French Actress Julie Gayet Awarded $21,000 In Lawsuit Against Gossip Magazine

A gossip magazine was ordered to pay French actress Julie Gayet 15,000 euros, or $21,000, for printing photographs of her and French President Francois Hollande as proof they were having an affair, The Guardian reported.

Gayet, 41, filed a lawsuit against the magazine Closer seeking 50,000 euros in damages for invading her privacy by publishing a 7-page photo spread on Jan. 10. The pictures show a man said to be Hollande, 59, on a scooter leaving her Paris apartment.

A French court in the Paris suburb of Nanterre ordered Closer to pay the damages, adding that the magazine must publish the ruling on its front page, The Guardian reported.

Neither Hollande nor Gayet have denied their supposed affair. The scandal that resulted from the pictures captured international headlines, resulting in Gayet keeping a low profile and Hollande announcing his split from his partner of almost a decade, Valerie Trierweiler, 49.

"My private life is my private life," Gayet, who starred in over 70 films, said during an appearance in New York this month, according to The Guardian.

Jean Ennochi, Gayet's lawyer, said the actress was "hunted" by the press, the newspaper reported.

"She was assaulted by swarms of photographers....it was like the hunt of a wild animal," Ennochi told the court.

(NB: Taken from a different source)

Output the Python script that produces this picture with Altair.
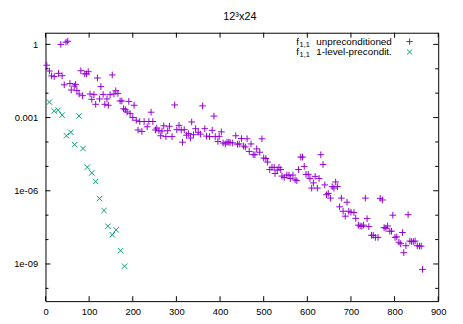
import altair as alt
import pandas as pd

# ---------------- data ----------------
unprec_iter = [3, 9, 14, 20, 30, 35, 38, 43, 47, 51, 56, 59, 66, 69, 72, 77, 81, 85, 90, 94,
               98, 102, 106, 111, 115, 119, 124, 127, 132, 136, 141, 144, 148, 153, 157, 161,
               166, 171, 175, 179, 183, 187, 191, 194, 200, 203, 208, 212, 216, 221, 226, 233,
               237, 242, 246, 252, 255, 260, 264, 267, 271, 276, 280, 284, 290, 296, 301, 306,
               311, 314, 318, 323, 328, 332, 335, 339, 344, 350, 355, 360, 365, 369, 376, 382,
               386, 389, 395, 398, 403, 407, 412, 416, 420, 423, 429, 436, 440, 444, 449, 454,
               458, 462, 467, 471, 476, 480, 484, 491, 496, 500, 505, 509, 514, 519, 524, 526,
               531, 535, 539, 542, 547, 553, 558, 561, 567, 572, 576, 580, 585, 589, 593, 597,
               602, 606, 610, 614, 618, 623, 627, 631, 636, 640, 644, 648, 653, 657, 661, 665,
               669, 674, 678, 682, 687, 691, 695, 700, 707, 711, 717, 721, 725, 729, 733, 737,
               741, 747, 751, 756, 762, 767, 772, 776, 780, 784, 789, 793, 796, 801, 805, 810,
               814, 818, 821, 826, 831, 835, 839, 843, 847, 852, 857, 861, 864]
unprec_val = [1.4e-1, 8.1e-2, 5.1e-2, 4.8e-2, 6.5e-2, 1.0, 5.2e-2, 2.2e-2, 1.23, 1.35,
              2.5e-2, 1.35e-2, 1.95e-2, 2.3e-2, 1.3e-2, 9.3e-3, 8.3e-2, 7.9e-3, 6.2e-2, 6.2e-2,
              7.6e-2, 9.3e-3, 5.6e-3, 8.7e-3, 3.5e-3, 4.2e-2, 5.8e-3, 1.86e-2, 8.9e-3, 3.5e-3,
              5.8e-3, 3.2e-3, 8.7e-3, 5.6e-2, 9.3e-3, 1.26e-2, 9.8e-3, 4.8e-3, 4.8e-3, 2.3e-3,
              2.1e-3, 1.7e-3, 4.6e-3, 1.45e-3, 1.0e-3, 3.2e-3, 7.8e-4, 3.1e-4, 6.9e-4, 2.7e-4,
              6.9e-4, 4.2e-4, 6.9e-4, 1.66e-3, 6.9e-4, 3.1e-4, 3.7e-4, 2.9e-4, 1.8e-4, 2.8e-4,
              4.6e-4, 1.66e-4, 2.9e-4, 4.4e-4, 1.66e-4, 3.3e-3, 3.2e-4, 4.8e-4, 3.1e-4, 9.8e-5,
              3.2e-4, 1.9e-4, 2.2e-4, 1.45e-4, 6.6e-4, 2.0e-4, 3.5e-4, 2.5e-4, 2.1e-4, 3.0e-3,
              3.5e-4, 1.74e-4, 1.66e-4, 3.0e-4, 1.15e-3, 1.66e-4, 1.05e-4, 1.7e-4, 2.6e-4, 9.1e-5,
              8.3e-5, 9.8e-5, 9.8e-5, 9.5e-5, 9.1e-5, 1.8e-4, 8.1e-5, 8.3e-5, 1.38e-4, 6.8e-5,
              6.2e-5, 1.35e-4, 4.1e-5, 8.3e-5, 3.0e-5, 3.0e-5, 5.2e-5, 3.8e-5, 1.35e-4, 2.2e-5,
              2.1e-5, 1.5e-5, 7.4e-6, 9.1e-6, 9.1e-6, 5.1e-6, 7.1e-6, 9.1e-6, 7.4e-6, 4.0e-6,
              3.5e-6, 4.4e-6, 4.4e-6, 3.2e-6, 4.4e-6, 2.8e-6, 2.6e-6, 7.4e-6, 2.4e-5, 2.4e-5,
              1.0e-5, 4.7e-6, 4.7e-6, 3.2e-6, 1.29e-6, 2.1e-6, 3.9e-6, 1.29e-6, 3.2e-6, 3.0e-5,
              1.2e-5, 1.74e-6, 6.9e-7, 7.8e-7, 5.0e-7, 1.48e-6, 1.29e-6, 2.3e-6, 1.48e-6, 2.2e-7,
              5.0e-7, 1.45e-7, 9.1e-8, 3.4e-7, 1.45e-7, 1.32e-7, 1.29e-7, 7.4e-8, 3.9e-8, 3.6e-8,
              3.5e-8, 3.9e-8, 5.0e-7, 7.2e-8, 3.4e-8, 1.5e-8, 1.5e-8, 1.23e-8, 1.23e-8, 4.9e-7,
              4.2e-7, 3.1e-8, 2.9e-8, 3.6e-8, 2.2e-8, 2.2e-8, 1.0e-7, 1.23e-8, 1.29e-8, 7.8e-9,
              6.8e-9, 1.95e-8, 2.9e-9, 5.6e-9, 1.05e-7, 8.7e-9, 8.3e-9, 8.3e-9, 8.7e-9, 5.6e-9,
              5.4e-9, 5.4e-9, 6.0e-10]

prec_iter = [9, 20, 29, 38, 48, 58, 67, 77, 86, 96, 106, 115, 124, 134, 143, 153, 162, 172, 181]
prec_val = [4.3e-3, 1.86e-3, 2.0e-3, 1.26e-3, 1.8e-4, 2.5e-4, 7.8e-5, 1.17e-3, 5.4e-5, 9.3e-6,
            5.4e-6, 2.4e-6, 4.8e-7, 1.55e-7, 3.5e-8, 1.58e-8, 2.5e-8, 3.5e-9, 8.1e-10]

x_ticks = [0, 100, 200, 300, 400, 500, 600, 700, 800, 900]
y_major = [1, 1e-3, 1e-6, 1e-9]
y_major_labels = ["1", "0.001", "1e-06", "1e-09"]
y_minor = [1e-1, 1e-2, 1e-4, 1e-5, 1e-7, 1e-8, 1e-10]

title_text = "12³x24"
legend_names = ["unpreconditioned", "1-level-precondit."]
legend_colors = ["#9400d3", "#009e73"]

# ---------------- styling ----------------
W, H = 398, 272
FONT = "Liberation Sans"
PLUS = "M-1,0L1,0M0,-1L0,1"
CROSS = "M-1,-1L1,1M-1,1L1,-1"

xscale = alt.Scale(domain=[0, 900], nice=False, zero=False)
yscale = alt.Scale(type="log", domain=[3e-11, 3], nice=False)

label_expr = ("datum.value > 0.5 ? '%s' : datum.value > 5e-4 ? '%s' : "
              "datum.value > 5e-7 ? '%s' : '%s'") % tuple(y_major_labels)

X_AXIS = alt.Axis(values=x_ticks, title=None, ticks=False, domain=False, grid=False,
                  labelFontSize=9.5, labelFont=FONT, labelColor="black",
                  labelPadding=6, labelFlush=False, labelOverlap=False)
Y_AXIS = alt.Axis(values=y_major, title=None, ticks=False, domain=False, grid=False,
                  labelExpr=label_expr, labelFontSize=9.5, labelFont=FONT,
                  labelColor="black", labelPadding=8, labelFlush=False,
                  labelOverlap=False)

df_u = pd.DataFrame({"iter": unprec_iter, "val": unprec_val})
df_p = pd.DataFrame({"iter": prec_iter, "val": prec_val})

pts_u = alt.Chart(df_u).mark_point(
    shape=PLUS, size=46, filled=False, strokeWidth=1, color=legend_colors[0], opacity=1
).encode(
    x=alt.X("iter:Q", scale=xscale, axis=X_AXIS),
    y=alt.Y("val:Q", scale=yscale, axis=Y_AXIS),
)

pts_p = alt.Chart(df_p).mark_point(
    shape=CROSS, size=30, filled=False, strokeWidth=1, color=legend_colors[1], opacity=1
).encode(
    x=alt.X("iter:Q", scale=xscale, axis=X_AXIS),
    y=alt.Y("val:Q", scale=yscale, axis=Y_AXIS),
)

df_xt = pd.DataFrame({"iter": x_ticks})
df_ymaj = pd.DataFrame({"val": y_major})
df_ymin = pd.DataFrame({"val": y_minor})

MAJ, MIN = 5, 3
ticks = []
for y0, y1 in [(H, H - MAJ), (0, MAJ)]:
    ticks.append(alt.Chart(df_xt).mark_rule(color="black", strokeWidth=1).encode(
        x=alt.X("iter:Q", scale=xscale, axis=X_AXIS), y=alt.value(y0), y2=alt.value(y1)))
for df, ln in [(df_ymaj, MAJ), (df_ymin, MIN)]:
    for x0, x1 in [(0, ln), (W, W - ln)]:
        ticks.append(alt.Chart(df).mark_rule(color="black", strokeWidth=1).encode(
            y=alt.Y("val:Q", scale=yscale, axis=Y_AXIS), x=alt.value(x0), x2=alt.value(x1)))

# title
title = alt.Chart(pd.DataFrame({"t": [title_text]})).mark_text(
    font=FONT, fontSize=11, color="black", align="center", baseline="middle"
).encode(text="t:N", x=alt.value(W / 2 - 2), y=alt.value(-16))

# legend (gnuplot style: text then symbol)
leg_layers = []
rows_y = [9, 19.5]
shapes = [(PLUS, 40), (CROSS, 28)]
for i, name in enumerate(legend_names):
    ry = rows_y[i]
    leg_layers.append(alt.Chart(pd.DataFrame({"t": ["f"]})).mark_text(
        font=FONT, fontSize=10, color="black", align="left", baseline="middle"
    ).encode(text="t:N", x=alt.value(254), y=alt.value(ry)))
    leg_layers.append(alt.Chart(pd.DataFrame({"t": ["1,1"]})).mark_text(
        font=FONT, fontSize=7.5, color="black", align="left", baseline="middle"
    ).encode(text="t:N", x=alt.value(257.5), y=alt.value(ry + 3.5)))
    leg_layers.append(alt.Chart(pd.DataFrame({"t": [name]})).mark_text(
        font=FONT, fontSize=10, color="black", align="right", baseline="middle"
    ).encode(text="t:N", x=alt.value(351), y=alt.value(ry)))
    leg_layers.append(alt.Chart(pd.DataFrame({"t": [name]})).mark_point(
        shape=shapes[i][0], size=shapes[i][1], filled=False, strokeWidth=1,
        color=legend_colors[i], opacity=1
    ).encode(x=alt.value(369), y=alt.value(ry)))

chart = alt.layer(pts_u, pts_p, *ticks, title, *leg_layers).properties(
    width=W, height=H,
    autosize=alt.AutoSizeParams(type="none"),
    padding={"left": 38, "top": 23, "right": 17, "bottom": 13},
    background="white",
).configure_view(stroke="black", strokeWidth=1)

chart.save("out.html", embed_options={"renderer": "svg", "actions": False})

Defense lawyers for Closer said the magazine had a right to publish the photographs because they were public interest. The photographs raised questions about Hollande's "duty of transparency," said defense lawyer Delphine Pando, according to The Guardian.

Gayet filed two criminal complaints in addition to her lawsuit. One complaint is against Closer for publishing another set of photos of her inside a car, The Guardian reported. According French law, the magazine violated her private space. The other complaint claims the paparazzi were "endangering others" by following her so closely.